The mayor added, "We got lucky in this case. It turned out it did not do that much damage. It turned out it was on a Saturday. It turned out it was on a day when humidity wasn't all that bad. If those combinations of things hadn't been true, it would have been much more serious."
The blackout on Saturday was the worst that the city had seen since Inwood and Washington Heights went dark in 1999. This power failure was caused by a fire in a transformer at the East River substation. That substation feeds two substations on the west side in Lower Manhattan, which serve Battery Park City, SoHo, TriBeCa, the West Village and Greenwich Village. (Before Sept. 11, Battery Park City and some parts of TriBeCa were served by two substations that were destroyed in the collapse of 7 World Trade Center).

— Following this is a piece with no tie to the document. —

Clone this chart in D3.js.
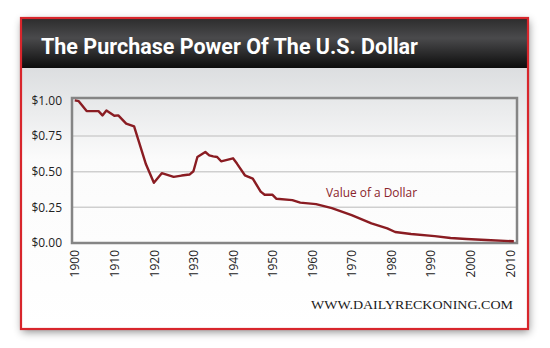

Yesterday, Con Ed officials acknowledged that there was construction going on at the East River plant at the time of the fire, but said that the burned transformer was hundreds of feet from the work.
Louis L. Rana, Con Ed's vice president for electrical operations in Manhattan, said it still was not clear exactly what had caused the fire. He stressed that two other minor power failures last week were not connected to the problem on Saturday.
Mr. Rana said people should to conserve electricity while repairs continue.
"We have had a massive fire and we are doing extensive work at our East River station, so my message would be that people in Lower Manhattan should still conserve energy," he said.
Mr. Rana and other officials at Con Ed, which has sold most of its generating plants and is primarily in the distribution business, also echoed Mayor Bloomberg's concerns about the need for more power plants.
"In the future, we expect the electrical demand in New York City to increase and we need generation behind it," Mr. Rana said. "We see the same shortages into the future that the mayor sees."
The Public Service Commission, whose members are appointed by the governor, and other state agencies have approved six new power plant projects, including three in New York City that would provide 1,450 additional megawatts of electrical power by the end of 2005. But at least one of those projects - the 1,000-megawatt SCS Energy plant in Astoria, Queens - has been stalled because of difficulties in finding financing, according to the Independent Power Producers of New York, which represents power generators.
Few of the other private generation projects presently under review have secured adequate investments to move forward. Power producers say that investors have been wary in the wake of the Enron scandal and are also concerned about existing price caps, environmental laws and other regulations in New York.
"There is a vital need for more power in New York and Long Island," said Gavin J. Donahue, executive director of the Independent Power Producers. "The New York marketplace is not anywhere near where people estimated it would be when deregulation started five years ago because of policies that were instituted on the state level, the economy, the Enron issues and Sept. 11."
David Flanagan, a Public Service Commission spokesman, defended the state's efforts. He said that approving power plants continued "to be a top priority for all of the agencies involved" and that "there continues to be a significant amount of interest in investing in these types of projects in New York."
There are 10 applications for new plants currently under review. "I think it shows itself by the number of applications that we have and I think that New York has generally been recognized as having a very solid foundation for a competitive market," Mr. Flanagan said.